Stated problem: Check each line of the listing below for the string "recreates", and give only how many lines hold it.
───── Data shown
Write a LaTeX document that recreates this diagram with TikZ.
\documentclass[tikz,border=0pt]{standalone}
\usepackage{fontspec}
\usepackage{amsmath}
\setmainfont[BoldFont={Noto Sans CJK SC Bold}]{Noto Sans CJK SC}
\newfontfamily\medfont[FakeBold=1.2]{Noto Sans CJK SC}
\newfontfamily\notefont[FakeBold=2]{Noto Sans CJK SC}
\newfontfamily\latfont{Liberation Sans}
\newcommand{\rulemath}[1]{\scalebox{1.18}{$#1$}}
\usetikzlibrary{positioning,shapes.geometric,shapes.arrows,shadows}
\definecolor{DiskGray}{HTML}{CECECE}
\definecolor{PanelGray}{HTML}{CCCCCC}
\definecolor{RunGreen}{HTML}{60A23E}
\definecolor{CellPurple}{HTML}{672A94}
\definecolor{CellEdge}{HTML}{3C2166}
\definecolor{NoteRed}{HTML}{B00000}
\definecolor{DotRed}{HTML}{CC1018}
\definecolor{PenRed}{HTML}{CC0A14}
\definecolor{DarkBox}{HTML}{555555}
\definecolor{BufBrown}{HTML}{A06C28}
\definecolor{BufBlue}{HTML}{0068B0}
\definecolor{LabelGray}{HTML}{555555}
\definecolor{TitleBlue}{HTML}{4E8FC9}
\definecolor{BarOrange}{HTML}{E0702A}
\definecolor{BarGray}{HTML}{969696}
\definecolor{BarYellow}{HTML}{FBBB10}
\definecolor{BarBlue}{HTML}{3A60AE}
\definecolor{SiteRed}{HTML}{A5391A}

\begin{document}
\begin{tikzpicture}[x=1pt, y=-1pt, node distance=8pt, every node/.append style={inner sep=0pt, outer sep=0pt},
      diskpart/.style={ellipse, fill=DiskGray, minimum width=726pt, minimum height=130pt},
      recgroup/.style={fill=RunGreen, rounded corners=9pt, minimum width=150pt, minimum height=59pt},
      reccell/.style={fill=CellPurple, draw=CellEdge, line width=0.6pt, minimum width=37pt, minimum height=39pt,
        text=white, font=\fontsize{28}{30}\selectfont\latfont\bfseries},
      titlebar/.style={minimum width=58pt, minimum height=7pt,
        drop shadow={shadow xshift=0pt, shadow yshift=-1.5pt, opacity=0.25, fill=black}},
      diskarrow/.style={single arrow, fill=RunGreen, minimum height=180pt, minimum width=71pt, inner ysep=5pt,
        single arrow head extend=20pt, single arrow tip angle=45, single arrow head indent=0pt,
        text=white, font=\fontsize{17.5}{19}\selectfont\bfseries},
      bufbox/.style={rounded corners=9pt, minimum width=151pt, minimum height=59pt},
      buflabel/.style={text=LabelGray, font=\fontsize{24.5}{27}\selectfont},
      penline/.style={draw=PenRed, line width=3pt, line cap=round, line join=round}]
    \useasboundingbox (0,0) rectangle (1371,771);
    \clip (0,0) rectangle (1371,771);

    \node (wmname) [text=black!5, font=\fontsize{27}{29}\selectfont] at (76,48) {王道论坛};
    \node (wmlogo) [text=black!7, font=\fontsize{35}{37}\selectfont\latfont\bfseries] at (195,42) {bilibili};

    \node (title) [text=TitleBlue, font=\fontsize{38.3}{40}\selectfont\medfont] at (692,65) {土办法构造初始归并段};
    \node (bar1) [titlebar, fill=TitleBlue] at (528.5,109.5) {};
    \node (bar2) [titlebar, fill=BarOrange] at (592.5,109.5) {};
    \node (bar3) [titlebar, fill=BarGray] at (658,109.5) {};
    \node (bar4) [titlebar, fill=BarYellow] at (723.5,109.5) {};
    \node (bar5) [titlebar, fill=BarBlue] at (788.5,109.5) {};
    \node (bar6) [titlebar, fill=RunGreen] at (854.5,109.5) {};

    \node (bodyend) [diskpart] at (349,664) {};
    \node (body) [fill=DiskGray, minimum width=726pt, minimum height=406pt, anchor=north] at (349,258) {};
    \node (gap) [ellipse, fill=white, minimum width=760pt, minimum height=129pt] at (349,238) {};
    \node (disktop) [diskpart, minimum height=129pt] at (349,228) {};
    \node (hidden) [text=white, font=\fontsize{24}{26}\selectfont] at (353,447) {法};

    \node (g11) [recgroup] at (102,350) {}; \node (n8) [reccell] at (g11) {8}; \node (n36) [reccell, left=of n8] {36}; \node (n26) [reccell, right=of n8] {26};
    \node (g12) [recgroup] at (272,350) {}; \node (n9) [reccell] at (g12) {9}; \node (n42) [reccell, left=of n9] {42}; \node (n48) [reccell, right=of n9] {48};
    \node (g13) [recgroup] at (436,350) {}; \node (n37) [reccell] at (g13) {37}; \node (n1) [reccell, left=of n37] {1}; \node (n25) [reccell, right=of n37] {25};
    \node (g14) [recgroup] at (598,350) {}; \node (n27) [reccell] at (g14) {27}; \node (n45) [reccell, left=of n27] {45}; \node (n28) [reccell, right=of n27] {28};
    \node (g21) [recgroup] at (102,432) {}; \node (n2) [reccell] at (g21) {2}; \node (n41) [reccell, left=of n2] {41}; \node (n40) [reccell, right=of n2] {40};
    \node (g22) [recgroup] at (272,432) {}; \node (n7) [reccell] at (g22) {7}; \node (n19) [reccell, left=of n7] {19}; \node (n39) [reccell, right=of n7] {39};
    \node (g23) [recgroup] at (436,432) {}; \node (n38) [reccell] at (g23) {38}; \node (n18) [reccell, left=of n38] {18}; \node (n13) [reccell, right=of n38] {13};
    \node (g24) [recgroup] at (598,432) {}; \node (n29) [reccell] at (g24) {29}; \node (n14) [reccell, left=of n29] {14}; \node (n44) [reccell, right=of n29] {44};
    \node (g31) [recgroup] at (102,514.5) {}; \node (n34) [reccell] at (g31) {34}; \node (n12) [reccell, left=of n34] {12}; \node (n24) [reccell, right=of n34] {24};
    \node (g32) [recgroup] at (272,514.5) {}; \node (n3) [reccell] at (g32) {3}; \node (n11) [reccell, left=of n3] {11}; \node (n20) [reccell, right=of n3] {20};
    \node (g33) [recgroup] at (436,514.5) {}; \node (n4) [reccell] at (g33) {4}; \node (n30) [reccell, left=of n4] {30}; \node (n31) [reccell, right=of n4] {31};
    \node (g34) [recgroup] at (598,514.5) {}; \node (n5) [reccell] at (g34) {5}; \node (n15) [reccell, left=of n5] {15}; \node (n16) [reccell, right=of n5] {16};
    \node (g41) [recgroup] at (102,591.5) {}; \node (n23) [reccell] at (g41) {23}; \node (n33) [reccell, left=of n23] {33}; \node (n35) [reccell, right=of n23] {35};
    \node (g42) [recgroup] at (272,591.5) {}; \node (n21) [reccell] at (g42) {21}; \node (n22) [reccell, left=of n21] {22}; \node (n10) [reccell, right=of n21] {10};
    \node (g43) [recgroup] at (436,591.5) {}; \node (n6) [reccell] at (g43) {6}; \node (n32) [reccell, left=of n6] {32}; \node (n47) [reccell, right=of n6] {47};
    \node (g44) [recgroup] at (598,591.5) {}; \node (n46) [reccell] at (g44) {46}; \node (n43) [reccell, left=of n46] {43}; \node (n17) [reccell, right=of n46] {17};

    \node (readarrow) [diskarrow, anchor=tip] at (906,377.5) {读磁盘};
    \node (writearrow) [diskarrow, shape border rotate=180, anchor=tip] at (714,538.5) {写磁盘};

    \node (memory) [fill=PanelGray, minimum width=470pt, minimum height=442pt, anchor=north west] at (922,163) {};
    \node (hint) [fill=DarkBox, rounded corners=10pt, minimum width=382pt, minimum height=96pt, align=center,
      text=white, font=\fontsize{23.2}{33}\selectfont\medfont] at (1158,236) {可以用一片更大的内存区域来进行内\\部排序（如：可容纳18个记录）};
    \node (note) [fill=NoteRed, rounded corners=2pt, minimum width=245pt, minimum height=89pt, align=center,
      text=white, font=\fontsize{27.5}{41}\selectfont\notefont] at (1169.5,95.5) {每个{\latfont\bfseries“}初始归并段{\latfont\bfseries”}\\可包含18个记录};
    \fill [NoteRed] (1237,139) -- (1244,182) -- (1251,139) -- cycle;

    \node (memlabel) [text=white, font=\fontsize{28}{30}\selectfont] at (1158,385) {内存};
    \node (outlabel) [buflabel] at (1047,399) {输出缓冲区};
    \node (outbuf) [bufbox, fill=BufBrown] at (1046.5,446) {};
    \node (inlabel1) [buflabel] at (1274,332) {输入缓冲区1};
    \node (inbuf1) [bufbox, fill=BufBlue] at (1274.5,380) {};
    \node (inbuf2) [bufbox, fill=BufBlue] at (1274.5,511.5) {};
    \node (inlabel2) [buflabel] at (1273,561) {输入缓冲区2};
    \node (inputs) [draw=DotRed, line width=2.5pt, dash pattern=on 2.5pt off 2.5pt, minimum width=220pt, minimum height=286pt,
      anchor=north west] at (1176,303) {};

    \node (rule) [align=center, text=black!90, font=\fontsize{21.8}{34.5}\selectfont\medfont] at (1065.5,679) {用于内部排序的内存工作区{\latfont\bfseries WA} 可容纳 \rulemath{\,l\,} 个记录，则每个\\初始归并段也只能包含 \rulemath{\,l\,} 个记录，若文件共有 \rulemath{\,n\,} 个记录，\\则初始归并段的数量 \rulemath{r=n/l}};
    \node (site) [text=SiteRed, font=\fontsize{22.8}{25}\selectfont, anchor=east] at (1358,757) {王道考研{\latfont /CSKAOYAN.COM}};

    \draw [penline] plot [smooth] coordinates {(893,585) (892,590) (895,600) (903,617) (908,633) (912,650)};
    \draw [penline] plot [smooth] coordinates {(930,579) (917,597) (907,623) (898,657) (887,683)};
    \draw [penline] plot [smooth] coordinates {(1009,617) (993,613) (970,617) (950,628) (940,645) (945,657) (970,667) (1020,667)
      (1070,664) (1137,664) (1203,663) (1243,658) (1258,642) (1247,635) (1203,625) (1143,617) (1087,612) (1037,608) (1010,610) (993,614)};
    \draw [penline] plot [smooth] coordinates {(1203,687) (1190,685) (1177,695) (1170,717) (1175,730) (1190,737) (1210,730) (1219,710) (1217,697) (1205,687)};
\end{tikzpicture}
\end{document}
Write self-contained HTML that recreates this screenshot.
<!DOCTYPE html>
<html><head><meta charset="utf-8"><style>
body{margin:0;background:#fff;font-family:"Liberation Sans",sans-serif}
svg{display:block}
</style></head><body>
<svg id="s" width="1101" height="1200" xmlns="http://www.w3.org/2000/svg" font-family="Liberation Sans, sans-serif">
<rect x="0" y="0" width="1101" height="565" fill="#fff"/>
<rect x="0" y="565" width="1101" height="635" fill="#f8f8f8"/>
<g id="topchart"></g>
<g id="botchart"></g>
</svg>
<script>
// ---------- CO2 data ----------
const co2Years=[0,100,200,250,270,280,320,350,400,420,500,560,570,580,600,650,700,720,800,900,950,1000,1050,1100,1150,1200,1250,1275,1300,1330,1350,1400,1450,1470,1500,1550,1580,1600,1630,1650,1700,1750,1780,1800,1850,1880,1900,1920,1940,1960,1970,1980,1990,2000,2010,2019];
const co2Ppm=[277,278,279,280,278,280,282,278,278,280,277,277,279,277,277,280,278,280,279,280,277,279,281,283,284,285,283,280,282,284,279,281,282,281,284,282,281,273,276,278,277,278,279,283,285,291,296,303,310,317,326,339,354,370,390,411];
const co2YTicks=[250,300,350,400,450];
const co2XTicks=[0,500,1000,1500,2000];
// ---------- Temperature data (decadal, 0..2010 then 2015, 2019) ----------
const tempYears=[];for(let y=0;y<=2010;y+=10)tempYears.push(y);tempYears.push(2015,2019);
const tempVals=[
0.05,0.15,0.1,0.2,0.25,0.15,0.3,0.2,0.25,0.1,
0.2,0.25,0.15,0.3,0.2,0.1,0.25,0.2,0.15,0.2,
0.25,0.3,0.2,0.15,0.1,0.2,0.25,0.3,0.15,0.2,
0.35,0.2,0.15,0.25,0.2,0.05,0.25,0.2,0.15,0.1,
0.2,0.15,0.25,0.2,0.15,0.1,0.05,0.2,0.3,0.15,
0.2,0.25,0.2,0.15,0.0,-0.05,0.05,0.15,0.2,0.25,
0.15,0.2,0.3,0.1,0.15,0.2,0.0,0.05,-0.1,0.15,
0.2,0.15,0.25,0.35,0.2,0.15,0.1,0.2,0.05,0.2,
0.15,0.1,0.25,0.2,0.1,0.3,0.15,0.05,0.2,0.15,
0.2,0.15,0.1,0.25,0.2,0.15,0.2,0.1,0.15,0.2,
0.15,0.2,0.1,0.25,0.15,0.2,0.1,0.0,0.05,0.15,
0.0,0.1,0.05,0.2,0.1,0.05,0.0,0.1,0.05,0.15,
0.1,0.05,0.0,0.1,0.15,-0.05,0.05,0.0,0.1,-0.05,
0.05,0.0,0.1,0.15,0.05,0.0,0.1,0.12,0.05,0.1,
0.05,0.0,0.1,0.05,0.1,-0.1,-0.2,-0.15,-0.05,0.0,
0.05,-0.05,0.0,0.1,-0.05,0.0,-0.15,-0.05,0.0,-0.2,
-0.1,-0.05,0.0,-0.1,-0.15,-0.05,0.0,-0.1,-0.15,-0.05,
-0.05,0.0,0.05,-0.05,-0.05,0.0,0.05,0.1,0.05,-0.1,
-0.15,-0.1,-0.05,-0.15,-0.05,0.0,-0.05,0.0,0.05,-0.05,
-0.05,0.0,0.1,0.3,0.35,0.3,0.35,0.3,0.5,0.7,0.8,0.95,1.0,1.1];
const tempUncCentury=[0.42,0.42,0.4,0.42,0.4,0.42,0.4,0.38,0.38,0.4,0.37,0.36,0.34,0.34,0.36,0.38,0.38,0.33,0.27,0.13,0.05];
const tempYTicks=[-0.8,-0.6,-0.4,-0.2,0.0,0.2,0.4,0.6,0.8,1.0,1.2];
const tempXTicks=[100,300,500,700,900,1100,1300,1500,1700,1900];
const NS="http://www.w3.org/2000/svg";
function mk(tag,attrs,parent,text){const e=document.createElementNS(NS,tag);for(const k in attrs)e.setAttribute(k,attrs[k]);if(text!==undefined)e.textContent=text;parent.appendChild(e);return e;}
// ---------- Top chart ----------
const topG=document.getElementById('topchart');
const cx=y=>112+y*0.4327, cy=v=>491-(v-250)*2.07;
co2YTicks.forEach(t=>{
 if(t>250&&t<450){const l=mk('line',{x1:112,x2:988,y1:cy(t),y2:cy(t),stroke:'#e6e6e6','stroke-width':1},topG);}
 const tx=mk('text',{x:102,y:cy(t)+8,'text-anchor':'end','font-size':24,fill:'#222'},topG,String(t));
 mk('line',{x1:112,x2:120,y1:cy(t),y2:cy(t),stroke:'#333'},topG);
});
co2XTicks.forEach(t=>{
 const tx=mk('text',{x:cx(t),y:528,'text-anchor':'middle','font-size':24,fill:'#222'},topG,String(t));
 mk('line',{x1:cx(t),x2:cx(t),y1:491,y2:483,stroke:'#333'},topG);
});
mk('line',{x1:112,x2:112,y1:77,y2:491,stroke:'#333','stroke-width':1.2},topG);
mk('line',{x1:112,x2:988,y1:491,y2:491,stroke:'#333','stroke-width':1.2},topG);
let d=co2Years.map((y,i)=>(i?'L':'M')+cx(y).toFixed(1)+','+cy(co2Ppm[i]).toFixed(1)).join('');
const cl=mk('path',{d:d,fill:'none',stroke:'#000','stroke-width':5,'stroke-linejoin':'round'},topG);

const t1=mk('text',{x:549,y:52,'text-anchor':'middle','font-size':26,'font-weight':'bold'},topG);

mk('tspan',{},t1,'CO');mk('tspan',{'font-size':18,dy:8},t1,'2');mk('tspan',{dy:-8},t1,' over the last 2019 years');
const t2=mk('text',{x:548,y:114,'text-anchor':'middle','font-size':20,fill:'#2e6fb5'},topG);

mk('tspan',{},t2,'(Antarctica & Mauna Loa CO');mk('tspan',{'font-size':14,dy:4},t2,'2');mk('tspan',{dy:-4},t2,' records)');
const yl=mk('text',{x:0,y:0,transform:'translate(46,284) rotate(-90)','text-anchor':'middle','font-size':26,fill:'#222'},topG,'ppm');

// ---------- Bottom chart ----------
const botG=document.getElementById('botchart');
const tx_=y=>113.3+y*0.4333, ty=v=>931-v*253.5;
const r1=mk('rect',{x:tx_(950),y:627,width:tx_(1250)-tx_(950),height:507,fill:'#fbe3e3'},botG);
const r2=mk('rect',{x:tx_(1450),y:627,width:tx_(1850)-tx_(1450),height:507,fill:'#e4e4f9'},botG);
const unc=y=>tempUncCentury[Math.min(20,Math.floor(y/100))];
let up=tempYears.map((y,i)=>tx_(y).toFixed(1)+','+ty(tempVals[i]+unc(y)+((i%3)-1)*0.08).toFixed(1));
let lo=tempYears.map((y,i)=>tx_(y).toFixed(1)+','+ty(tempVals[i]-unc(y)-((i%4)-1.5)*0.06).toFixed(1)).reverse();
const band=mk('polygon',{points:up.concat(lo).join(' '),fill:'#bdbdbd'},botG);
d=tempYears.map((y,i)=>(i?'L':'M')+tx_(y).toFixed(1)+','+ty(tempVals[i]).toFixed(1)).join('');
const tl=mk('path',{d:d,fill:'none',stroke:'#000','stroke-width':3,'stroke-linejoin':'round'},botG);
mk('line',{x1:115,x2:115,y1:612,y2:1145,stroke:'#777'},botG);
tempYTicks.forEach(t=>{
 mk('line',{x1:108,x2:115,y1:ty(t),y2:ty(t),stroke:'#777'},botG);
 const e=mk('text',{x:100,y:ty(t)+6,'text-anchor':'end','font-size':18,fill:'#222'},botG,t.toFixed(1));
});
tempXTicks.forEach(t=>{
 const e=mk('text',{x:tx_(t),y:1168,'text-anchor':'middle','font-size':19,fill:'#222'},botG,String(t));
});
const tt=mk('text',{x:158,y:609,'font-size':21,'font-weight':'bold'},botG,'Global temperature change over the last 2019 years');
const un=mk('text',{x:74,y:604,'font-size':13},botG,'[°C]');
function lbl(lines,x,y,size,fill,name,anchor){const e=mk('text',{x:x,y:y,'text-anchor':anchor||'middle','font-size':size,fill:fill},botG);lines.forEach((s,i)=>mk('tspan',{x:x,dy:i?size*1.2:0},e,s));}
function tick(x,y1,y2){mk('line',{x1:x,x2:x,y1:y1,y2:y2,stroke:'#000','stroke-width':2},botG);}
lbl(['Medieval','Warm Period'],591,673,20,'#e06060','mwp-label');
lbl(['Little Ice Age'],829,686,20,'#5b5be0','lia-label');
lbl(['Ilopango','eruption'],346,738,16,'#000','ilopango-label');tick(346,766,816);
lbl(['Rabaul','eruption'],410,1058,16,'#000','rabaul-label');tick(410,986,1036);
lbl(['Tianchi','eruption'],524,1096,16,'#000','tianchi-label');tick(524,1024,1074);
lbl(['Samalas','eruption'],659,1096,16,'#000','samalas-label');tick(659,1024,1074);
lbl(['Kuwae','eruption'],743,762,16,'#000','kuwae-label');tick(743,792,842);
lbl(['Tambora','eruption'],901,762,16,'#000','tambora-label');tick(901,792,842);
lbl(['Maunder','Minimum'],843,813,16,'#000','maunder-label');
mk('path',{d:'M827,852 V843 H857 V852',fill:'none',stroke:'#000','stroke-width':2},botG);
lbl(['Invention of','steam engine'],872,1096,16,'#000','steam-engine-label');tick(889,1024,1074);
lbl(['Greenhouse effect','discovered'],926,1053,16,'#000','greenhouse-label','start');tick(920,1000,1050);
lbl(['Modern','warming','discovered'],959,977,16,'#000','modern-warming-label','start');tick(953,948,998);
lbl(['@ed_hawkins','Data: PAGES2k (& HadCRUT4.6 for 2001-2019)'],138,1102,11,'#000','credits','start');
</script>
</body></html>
──────────
Solution for this problem: 2